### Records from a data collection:
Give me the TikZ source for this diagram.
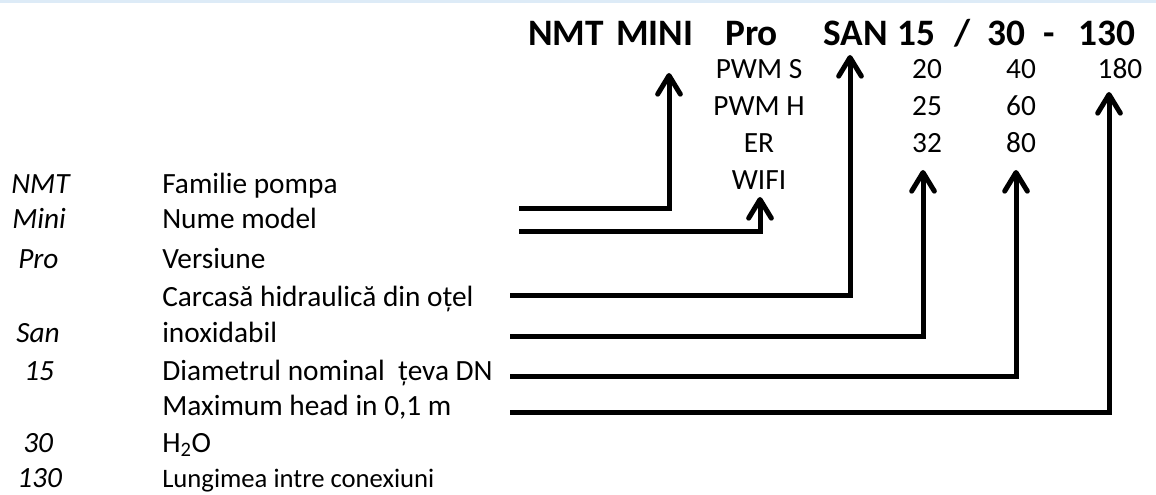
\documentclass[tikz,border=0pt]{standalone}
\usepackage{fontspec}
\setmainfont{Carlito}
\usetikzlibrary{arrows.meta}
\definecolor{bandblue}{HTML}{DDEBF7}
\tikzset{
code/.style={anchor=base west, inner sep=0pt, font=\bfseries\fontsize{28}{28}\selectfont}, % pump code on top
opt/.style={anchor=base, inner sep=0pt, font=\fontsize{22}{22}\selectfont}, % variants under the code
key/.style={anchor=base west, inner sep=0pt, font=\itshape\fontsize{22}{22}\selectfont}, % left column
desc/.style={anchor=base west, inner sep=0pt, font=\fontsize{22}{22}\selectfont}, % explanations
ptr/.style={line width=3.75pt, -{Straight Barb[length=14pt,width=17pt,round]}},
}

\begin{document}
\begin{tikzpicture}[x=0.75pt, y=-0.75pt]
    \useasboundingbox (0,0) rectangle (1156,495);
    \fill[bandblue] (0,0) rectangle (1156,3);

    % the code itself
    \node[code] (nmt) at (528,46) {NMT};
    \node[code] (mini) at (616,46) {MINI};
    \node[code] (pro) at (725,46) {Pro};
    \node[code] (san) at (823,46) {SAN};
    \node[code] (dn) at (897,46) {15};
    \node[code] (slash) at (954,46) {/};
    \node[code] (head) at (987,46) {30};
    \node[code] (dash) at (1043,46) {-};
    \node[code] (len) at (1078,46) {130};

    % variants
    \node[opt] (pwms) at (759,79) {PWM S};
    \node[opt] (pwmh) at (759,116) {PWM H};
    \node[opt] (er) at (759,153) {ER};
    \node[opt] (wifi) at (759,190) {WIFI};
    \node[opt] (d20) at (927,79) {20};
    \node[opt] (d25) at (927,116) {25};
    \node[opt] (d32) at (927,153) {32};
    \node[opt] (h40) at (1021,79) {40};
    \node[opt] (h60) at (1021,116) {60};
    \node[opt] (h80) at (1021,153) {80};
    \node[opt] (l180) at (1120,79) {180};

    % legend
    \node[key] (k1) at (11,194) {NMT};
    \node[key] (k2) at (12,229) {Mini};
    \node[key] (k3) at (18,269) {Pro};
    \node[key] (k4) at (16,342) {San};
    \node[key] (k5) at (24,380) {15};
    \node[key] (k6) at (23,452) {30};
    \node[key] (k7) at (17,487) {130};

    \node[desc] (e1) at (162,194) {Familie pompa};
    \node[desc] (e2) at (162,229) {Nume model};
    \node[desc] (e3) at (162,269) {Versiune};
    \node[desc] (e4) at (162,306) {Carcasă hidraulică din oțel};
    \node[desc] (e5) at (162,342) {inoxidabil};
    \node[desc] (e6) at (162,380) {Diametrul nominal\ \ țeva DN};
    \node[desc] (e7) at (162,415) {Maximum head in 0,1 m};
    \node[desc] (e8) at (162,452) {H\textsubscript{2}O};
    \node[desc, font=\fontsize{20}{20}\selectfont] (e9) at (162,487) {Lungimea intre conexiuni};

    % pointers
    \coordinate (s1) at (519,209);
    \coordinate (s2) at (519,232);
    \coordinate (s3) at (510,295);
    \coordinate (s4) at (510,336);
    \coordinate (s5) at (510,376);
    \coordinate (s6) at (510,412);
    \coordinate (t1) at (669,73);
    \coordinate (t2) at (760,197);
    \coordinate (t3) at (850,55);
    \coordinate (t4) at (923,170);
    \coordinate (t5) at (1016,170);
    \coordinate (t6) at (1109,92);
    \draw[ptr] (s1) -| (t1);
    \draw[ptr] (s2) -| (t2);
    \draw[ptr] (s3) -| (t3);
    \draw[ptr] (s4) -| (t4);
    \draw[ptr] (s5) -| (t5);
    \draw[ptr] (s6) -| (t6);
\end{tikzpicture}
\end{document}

==

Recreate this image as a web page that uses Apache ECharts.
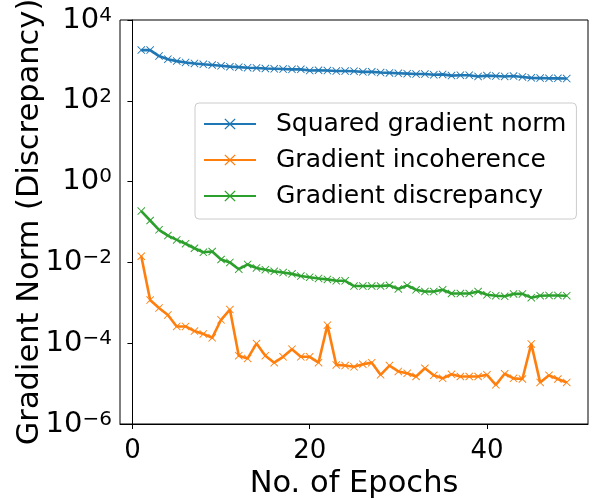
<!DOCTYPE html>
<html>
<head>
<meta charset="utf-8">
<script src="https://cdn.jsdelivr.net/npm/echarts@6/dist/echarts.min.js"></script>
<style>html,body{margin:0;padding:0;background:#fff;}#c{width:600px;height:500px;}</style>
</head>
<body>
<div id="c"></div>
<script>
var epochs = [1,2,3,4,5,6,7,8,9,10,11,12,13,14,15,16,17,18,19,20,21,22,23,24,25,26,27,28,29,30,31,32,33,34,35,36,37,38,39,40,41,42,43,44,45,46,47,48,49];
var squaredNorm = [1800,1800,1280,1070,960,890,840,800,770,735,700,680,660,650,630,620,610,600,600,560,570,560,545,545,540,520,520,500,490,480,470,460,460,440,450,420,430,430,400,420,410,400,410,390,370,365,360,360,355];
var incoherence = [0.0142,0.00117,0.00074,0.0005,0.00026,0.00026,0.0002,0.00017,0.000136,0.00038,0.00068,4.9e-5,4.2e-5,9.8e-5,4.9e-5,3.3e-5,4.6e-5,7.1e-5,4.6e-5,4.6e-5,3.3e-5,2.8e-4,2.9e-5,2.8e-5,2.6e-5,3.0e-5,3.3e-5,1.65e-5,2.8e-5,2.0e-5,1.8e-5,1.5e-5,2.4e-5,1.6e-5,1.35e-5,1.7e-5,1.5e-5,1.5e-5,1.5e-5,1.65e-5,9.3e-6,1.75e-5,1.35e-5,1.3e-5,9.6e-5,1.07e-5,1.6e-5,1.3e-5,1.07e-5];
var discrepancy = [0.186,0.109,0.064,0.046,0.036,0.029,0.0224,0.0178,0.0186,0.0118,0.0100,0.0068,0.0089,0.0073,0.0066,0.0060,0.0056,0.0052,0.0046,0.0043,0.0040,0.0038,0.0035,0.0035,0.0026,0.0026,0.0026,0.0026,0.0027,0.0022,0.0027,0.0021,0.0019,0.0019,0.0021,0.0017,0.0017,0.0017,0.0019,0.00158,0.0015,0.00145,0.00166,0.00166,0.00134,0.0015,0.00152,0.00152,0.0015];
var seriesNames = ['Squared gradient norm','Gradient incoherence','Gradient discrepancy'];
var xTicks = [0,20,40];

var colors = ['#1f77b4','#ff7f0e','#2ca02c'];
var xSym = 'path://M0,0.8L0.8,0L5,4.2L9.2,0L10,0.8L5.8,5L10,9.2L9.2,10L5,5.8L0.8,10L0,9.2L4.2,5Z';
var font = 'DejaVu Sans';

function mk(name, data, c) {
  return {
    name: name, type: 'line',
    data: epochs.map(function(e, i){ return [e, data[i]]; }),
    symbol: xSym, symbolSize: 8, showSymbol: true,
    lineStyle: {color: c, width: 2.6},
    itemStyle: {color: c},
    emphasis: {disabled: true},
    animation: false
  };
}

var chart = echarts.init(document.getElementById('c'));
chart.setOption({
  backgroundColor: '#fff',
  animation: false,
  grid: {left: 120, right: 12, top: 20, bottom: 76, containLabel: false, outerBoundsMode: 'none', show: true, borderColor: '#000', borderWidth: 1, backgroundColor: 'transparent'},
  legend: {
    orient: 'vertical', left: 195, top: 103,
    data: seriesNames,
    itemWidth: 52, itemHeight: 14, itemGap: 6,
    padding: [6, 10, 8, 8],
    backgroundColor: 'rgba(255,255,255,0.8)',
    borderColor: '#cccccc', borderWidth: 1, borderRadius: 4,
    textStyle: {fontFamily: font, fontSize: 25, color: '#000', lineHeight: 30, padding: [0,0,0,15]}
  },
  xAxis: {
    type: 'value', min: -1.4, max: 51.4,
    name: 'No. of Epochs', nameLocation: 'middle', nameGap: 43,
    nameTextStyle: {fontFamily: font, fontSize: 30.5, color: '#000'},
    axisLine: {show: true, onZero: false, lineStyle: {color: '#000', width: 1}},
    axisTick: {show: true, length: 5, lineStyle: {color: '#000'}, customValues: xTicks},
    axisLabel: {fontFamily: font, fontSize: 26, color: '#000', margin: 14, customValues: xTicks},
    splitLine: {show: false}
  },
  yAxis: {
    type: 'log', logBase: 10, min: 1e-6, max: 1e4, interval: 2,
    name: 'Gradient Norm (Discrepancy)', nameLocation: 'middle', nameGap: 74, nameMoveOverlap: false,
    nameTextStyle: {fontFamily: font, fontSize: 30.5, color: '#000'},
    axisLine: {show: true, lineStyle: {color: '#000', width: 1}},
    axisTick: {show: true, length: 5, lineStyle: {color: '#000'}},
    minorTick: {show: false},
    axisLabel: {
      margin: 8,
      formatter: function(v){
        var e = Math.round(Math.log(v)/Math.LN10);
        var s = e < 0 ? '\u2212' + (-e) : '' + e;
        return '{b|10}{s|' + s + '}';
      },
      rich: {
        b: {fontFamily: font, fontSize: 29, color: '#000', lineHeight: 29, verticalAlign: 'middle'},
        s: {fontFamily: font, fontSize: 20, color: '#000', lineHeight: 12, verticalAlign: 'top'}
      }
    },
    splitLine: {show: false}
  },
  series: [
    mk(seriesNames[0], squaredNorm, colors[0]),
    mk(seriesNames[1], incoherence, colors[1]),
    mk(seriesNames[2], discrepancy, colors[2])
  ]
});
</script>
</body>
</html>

### AIM:
Both the line with "Give me the TikZ source for this diagram." and the line with "(l180) at (1120,79)" are included: reproduce them and every line between, exactly, with pictures omitted.

### RESULT FOR THIS EXERCISE:
Give me the TikZ source for this diagram.
\documentclass[tikz,border=0pt]{standalone}
\usepackage{fontspec}
\setmainfont{Carlito}
\usetikzlibrary{arrows.meta}
\definecolor{bandblue}{HTML}{DDEBF7}
\tikzset{
code/.style={anchor=base west, inner sep=0pt, font=\bfseries\fontsize{28}{28}\selectfont}, % pump code on top
opt/.style={anchor=base, inner sep=0pt, font=\fontsize{22}{22}\selectfont}, % variants under the code
key/.style={anchor=base west, inner sep=0pt, font=\itshape\fontsize{22}{22}\selectfont}, % left column
desc/.style={anchor=base west, inner sep=0pt, font=\fontsize{22}{22}\selectfont}, % explanations
ptr/.style={line width=3.75pt, -{Straight Barb[length=14pt,width=17pt,round]}},
}

\begin{document}
\begin{tikzpicture}[x=0.75pt, y=-0.75pt]
    \useasboundingbox (0,0) rectangle (1156,495);
    \fill[bandblue] (0,0) rectangle (1156,3);

    % the code itself
    \node[code] (nmt) at (528,46) {NMT};
    \node[code] (mini) at (616,46) {MINI};
    \node[code] (pro) at (725,46) {Pro};
    \node[code] (san) at (823,46) {SAN};
    \node[code] (dn) at (897,46) {15};
    \node[code] (slash) at (954,46) {/};
    \node[code] (head) at (987,46) {30};
    \node[code] (dash) at (1043,46) {-};
    \node[code] (len) at (1078,46) {130};

    % variants
    \node[opt] (pwms) at (759,79) {PWM S};
    \node[opt] (pwmh) at (759,116) {PWM H};
    \node[opt] (er) at (759,153) {ER};
    \node[opt] (wifi) at (759,190) {WIFI};
    \node[opt] (d20) at (927,79) {20};
    \node[opt] (d25) at (927,116) {25};
    \node[opt] (d32) at (927,153) {32};
    \node[opt] (h40) at (1021,79) {40};
    \node[opt] (h60) at (1021,116) {60};
    \node[opt] (h80) at (1021,153) {80};
    \node[opt] (l180) at (1120,79) {180};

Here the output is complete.